The overstocking has caused the effluent systems of the farms to be over-loaded and to fail with an enormous risk of polluting waterways and the environment which Van Dairy claims to care so much about.   There is a lack of maintenance and repairs to the effluent systems and irrigation equipment. A Tasmanian Dairy Industry Authority (TDIA) audit of Van Dairy earlier this year found that 83% of Van Dairy’s farms had failed to comply with the Farm Dairy Premises Effluent Management Code of Practice. It is not surprising that Van Dairy is having trouble finding experienced staff willing to work for them.

It is alleged that the Tasmanian Dairy Industry Authority, EPA and other regulatory bodies have failed to deal with Van Dairy’s problems since 2016, and are only recently starting to do anything about them.

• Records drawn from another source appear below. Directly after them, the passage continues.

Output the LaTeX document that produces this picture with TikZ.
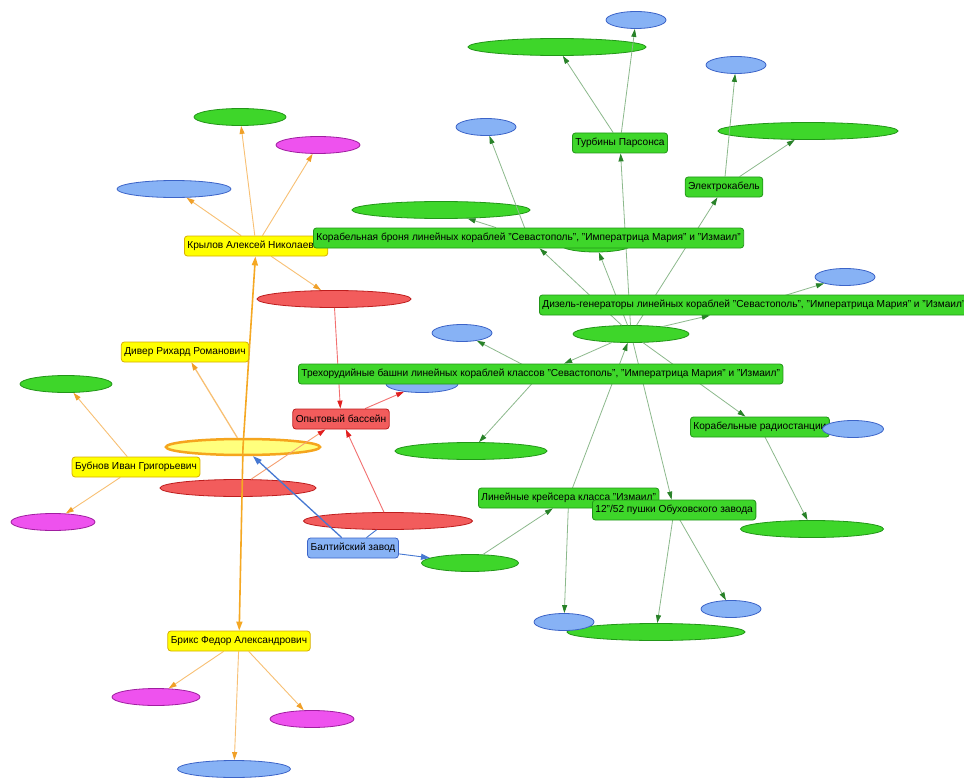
\documentclass[tikz,border=0pt]{standalone}
\usepackage{fontspec}
\setmainfont{Liberation Sans}
\usetikzlibrary{shapes.geometric,arrows.meta}
\pgfdeclarelayer{bg}
\pgfdeclarelayer{edges}
\pgfdeclarelayer{top}
\pgfsetlayers{bg,edges,main,top}
\definecolor{gfill}{RGB}{62,214,42}
\definecolor{gdraw}{RGB}{34,150,24}
\definecolor{bfill}{RGB}{135,178,245}
\definecolor{bdraw}{RGB}{60,100,200}
\definecolor{mfill}{RGB}{238,82,238}
\definecolor{mdraw}{RGB}{160,30,160}
\definecolor{rfill}{RGB}{242,92,92}
\definecolor{rdraw}{RGB}{190,30,30}
\definecolor{yfill}{RGB}{255,255,0}
\definecolor{ydraw}{RGB}{215,175,0}
\definecolor{ylfill}{RGB}{255,255,125}
\definecolor{ylborder}{RGB}{245,165,30}
\definecolor{gedge}{RGB}{140,185,140}
\definecolor{garrow}{RGB}{40,130,40}
\definecolor{oedge}{RGB}{248,192,115}
\definecolor{oarrow}{RGB}{240,160,40}
\definecolor{othick}{RGB}{245,168,35}
\definecolor{redge}{RGB}{242,112,112}
\definecolor{rarrow}{RGB}{225,30,30}
\definecolor{bedge}{RGB}{70,120,210}
\tikzset{
  ell/.style={ellipse, draw, line width=0.8pt, inner sep=0pt, minimum height=17pt},
  gell/.style={ell, fill=gfill, draw=gdraw},
  bell/.style={ell, fill=bfill, draw=bdraw},
  mell/.style={ell, fill=mfill, draw=mdraw},
  rell/.style={ell, fill=rfill, draw=rdraw},
  yell/.style={ell, fill=ylfill, draw=ylborder, line width=2.5pt, minimum height=16pt},
  lab/.style={rounded corners=3pt, draw, line width=0.8pt, inner xsep=3pt, inner ysep=0pt,
              minimum height=20pt, font=\fontsize{10.15}{12}\selectfont, text=black},
  glab/.style={lab, fill=gfill, draw=gdraw},
  ylab/.style={lab, fill=yfill, draw=ydraw},
  rlab/.style={lab, fill=rfill, draw=rdraw},
  blab/.style={lab, fill=bfill, draw=bdraw},
  ge/.style={draw=gedge, line width=0.8pt, -{Triangle[length=8pt,width=5pt,color=garrow]}},
  oe/.style={draw=oedge, line width=0.9pt, -{Triangle[length=8pt,width=5pt,color=oarrow]}},
  ote/.style={draw=othick, line width=1.6pt, -{Triangle[length=9pt,width=6pt,color=othick]}},
  re/.style={draw=redge, line width=0.9pt, -{Triangle[length=8pt,width=5pt,color=rarrow]}},
  be/.style={draw=bedge, line width=1.3pt, -{Triangle[length=9pt,width=6pt,color=bedge]}},
}
\begin{document}
\begin{tikzpicture}[x=1pt,y=-1pt]
\useasboundingbox (0,0) rectangle (964,781);
\begin{pgfonlayer}{bg}
  \fill[white] (0,0) rectangle (964,781);
  \node[gell, minimum width=178pt] (g1) at (557,47) {};
  \node[gell, minimum width=180pt] (g2) at (808,131) {};
  \node[gell, minimum width=178pt] (g3) at (441,210) {};
  \node[gell, minimum width=116pt] (hub) at (631,334) {};
  \node[gell, minimum width=152pt] (g5) at (471,451) {};
  \node[gell, minimum width=97pt] (g6) at (470,563) {};
  \node[gell, minimum width=143pt] (g7) at (812,529) {};
  \node[gell, minimum width=178pt] (g8) at (656,632) {};
  \node[gell, minimum width=92pt] (g9) at (66,384) {};
  \node[gell, minimum width=92pt] (g10) at (240,117) {};
  \node[gell, minimum width=70pt, minimum height=14pt] (gh) at (596,245) {};
  \node[bell, minimum width=60pt] (b1) at (636,20) {};
  \node[bell, minimum width=60pt] (b2) at (736,65) {};
  \node[bell, minimum width=60pt] (b3) at (486,127) {};
  \node[bell, minimum width=60pt] (b4) at (845,277) {};
  \node[bell, minimum width=60pt] (b5) at (462,333) {};
  \node[bell, minimum width=72pt] (b6) at (422,384) {};
  \node[bell, minimum width=60pt] (b8) at (564,622) {};
  \node[bell, minimum width=60pt] (b9) at (731,609) {};
  \node[bell, minimum width=114pt] (b10) at (174,189) {};
  \node[bell, minimum width=113pt] (b11) at (234,769) {};
  \node[mell, minimum width=84pt] (m1) at (318,145) {};
  \node[mell, minimum width=84pt] (m2) at (53,522) {};
  \node[mell, minimum width=88pt] (m3) at (156,697) {};
  \node[mell, minimum width=84pt] (m4) at (312,719) {};
  \node[rell, minimum width=154pt] (r1) at (334,299) {};
  \node[rell, minimum width=156pt] (r2) at (238,488) {};
  \node[rell, minimum width=169pt] (r3) at (388,521) {};
  \node[yell, minimum width=154pt] (y1) at (243,447) {};
\end{pgfonlayer}

% labels
\node[ylab, anchor=west] (kr) at (184,246) {Крылов Алексей Николаевич};
\node[glab, anchor=west] (br) at (313,238) {Корабельная броня линейных кораблей "Севастополь", "Императрица Мария" и "Измаил"};
\node[glab, anchor=west] (diz) at (539,305) {Дизель-генераторы линейных кораблей "Севастополь", "Императрица Мария" и "Измаил"};
\node[glab] (turb) at (620,143) {Турбины Парсонса};
\node[glab] (elk) at (724,187) {Электрокабель};
\node[glab, anchor=west] (tri) at (298,374) {Трехорудийные башни линейных кораблей классов "Севастополь", "Императрица Мария" и "Измаил"};
\node[glab, anchor=west] (rad) at (690,427) {Корабельные радиостанции};
\node[glab, anchor=west] (lin) at (478,498) {Линейные крейсера класса "Измаил"};
\node[glab, anchor=west] (gun) at (592,510) {12"/52 пушки Обуховского завода};
\node[rlab] (opyt) at (341,419) {Опытовый бассейн};
\node[blab] (balt) at (353,548) {Балтийский завод};
\node[ylab] (div) at (185,352) {Дивер Рихард Романович};
\node[ylab] (bub) at (136,467) {Бубнов Иван Григорьевич};
\node[ylab] (brx) at (239,641) {Брикс Федор Александрович};

\begin{pgfonlayer}{top}
  \node[bell, minimum width=61pt] (b7) at (853,429) {};
\end{pgfonlayer}

\begin{pgfonlayer}{edges}
  % green
  \draw[ge] (hub) -- (turb);
  \draw[ge] (turb) -- (g1);
  \draw[ge] (turb) -- (b1);
  \draw[ge] (hub) -- (elk);
  \draw[ge] (elk) -- (g2);
  \draw[ge] (elk) -- (b2);
  \draw[ge] (hub) -- (br);
  \draw[ge] (hub) -- (gh);
  \draw[ge] (br) -- (g3);
  \draw[ge] (br.center) -- (b3);
  \draw[ge] (diz.center) -- (b4);
  \draw[ge] (hub) -- (diz);
  \draw[ge] (tri.center) -- (b5);
  \draw[ge] (hub) -- (tri);
  \draw[ge] (tri.center) -- (g5);
  \draw[ge] (hub) -- (rad);
  \draw[ge] (rad.center) -- (g7);
  \draw[ge] (lin.center) -- (hub);
  \draw[ge] (lin.center) -- (b8);
  \draw[ge] (hub) -- (gun);
  \draw[ge] (gun.center) -- (g8);
  \draw[ge] (gun.center) -- (b9);
  \draw[ge] (g6) -- (lin);
  % orange
  \draw[oe] (kr) -- (g10);
  \draw[oe] (kr) -- (m1);
  \draw[oe] (kr) -- (b10);
  \draw[oe] (kr) -- (r1);
  \draw[ote] (y1.center) -- (kr);
  \draw[ote] (y1.center) -- (brx);
  \draw[oe, line width=1.3pt] (y1) -- (div);
  \draw[oe] (bub) -- (g9);
  \draw[oe] (bub) -- (m2);
  \draw[oe] (brx) -- (m3);
  \draw[oe] (brx) -- (m4);
  \draw[oe] (brx) -- (b11);
  % red
  \draw[re] (r1) -- (opyt);
  \draw[re] (r3) -- (opyt);
  \draw[re] (opyt) -- (b6);
  \draw[re, draw=oedge!60!redge] (r2) -- (opyt);
  % blue
  \draw[be] (balt) -- (y1);
  \draw[be, line width=0.9pt] (balt) -- (g6);
  \draw[draw=bedge, line width=0.9pt] (balt) -- (r3);
\end{pgfonlayer}
\end{tikzpicture}
\end{document}
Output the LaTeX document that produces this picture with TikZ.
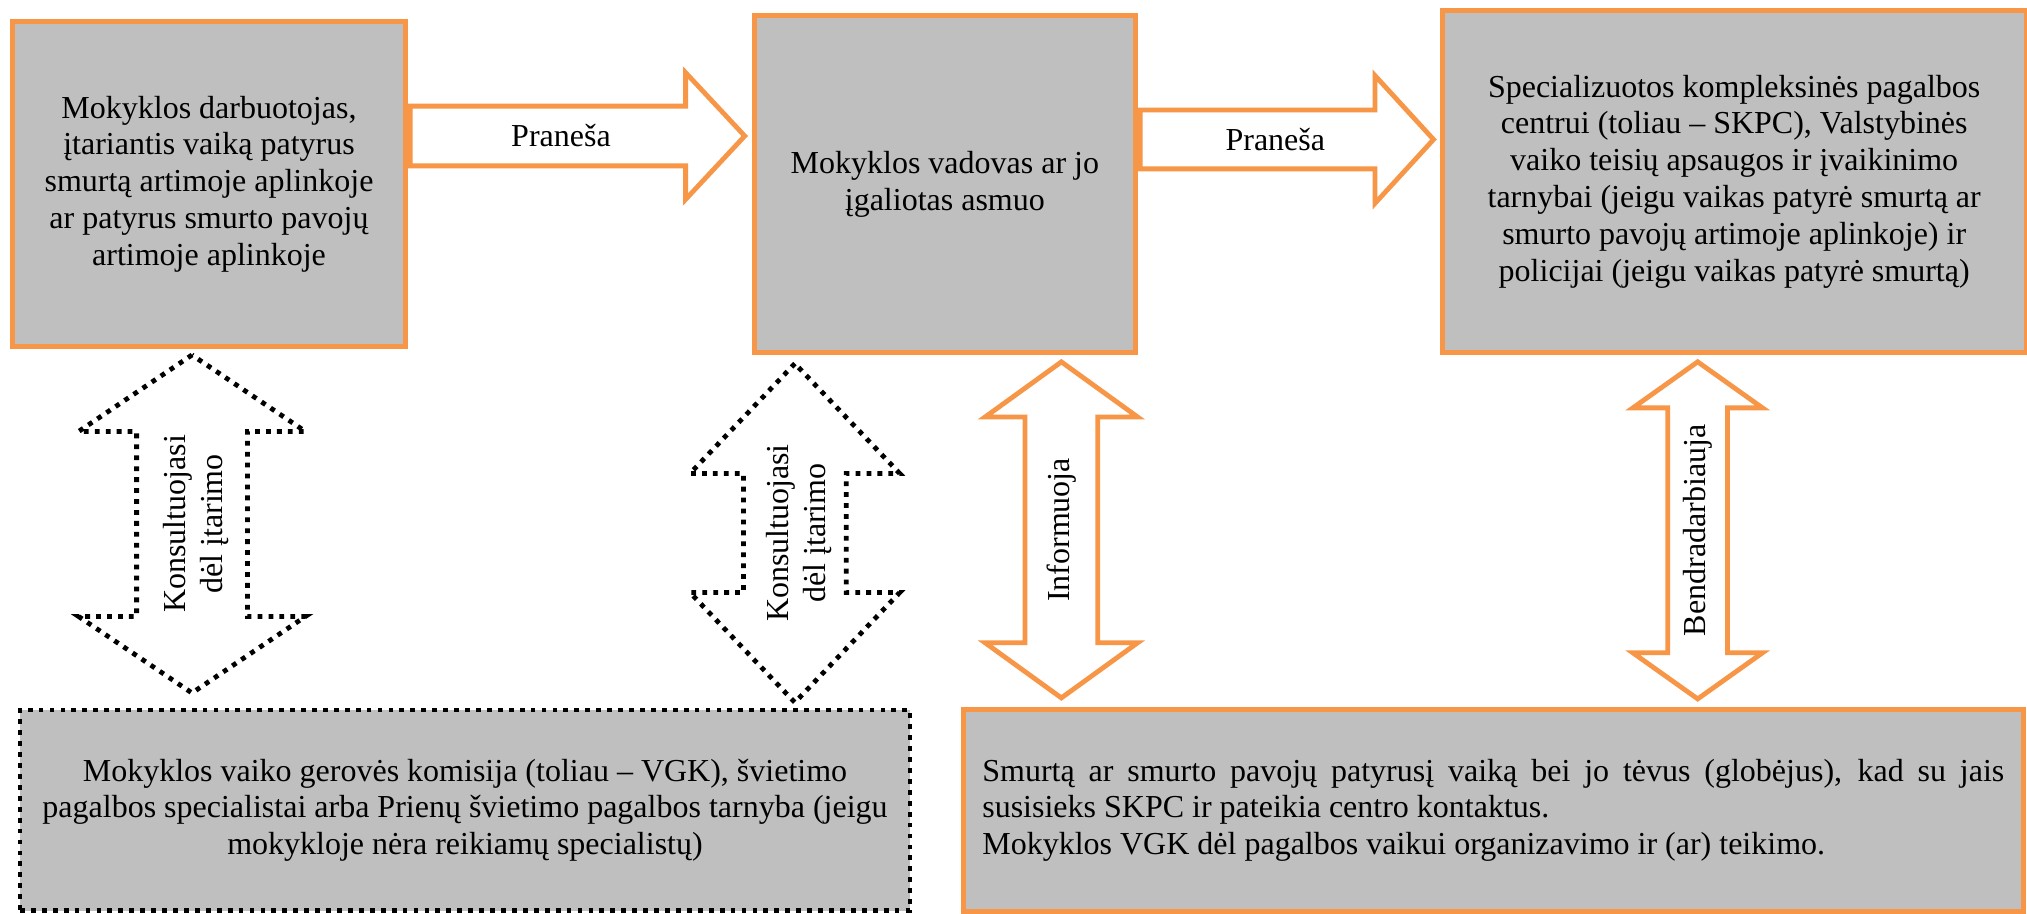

According to recent reports, Mr Liu is looking to sell ten of Van Dairy’s farms to a Melbourne-based investment company, Prime Value Asset Management. A British company and local farmers are also interested in buying some of the farms.

We often hear from certain interested parties how much Australia needs foreign investment in our agriculture, and how much we benefit from it. The Van Dairy saga shows that this is not the case. This company was just a plaything, sold by one foreign owner to another foreign company. Australian workers, cows and our environment have all been the losers from this deal.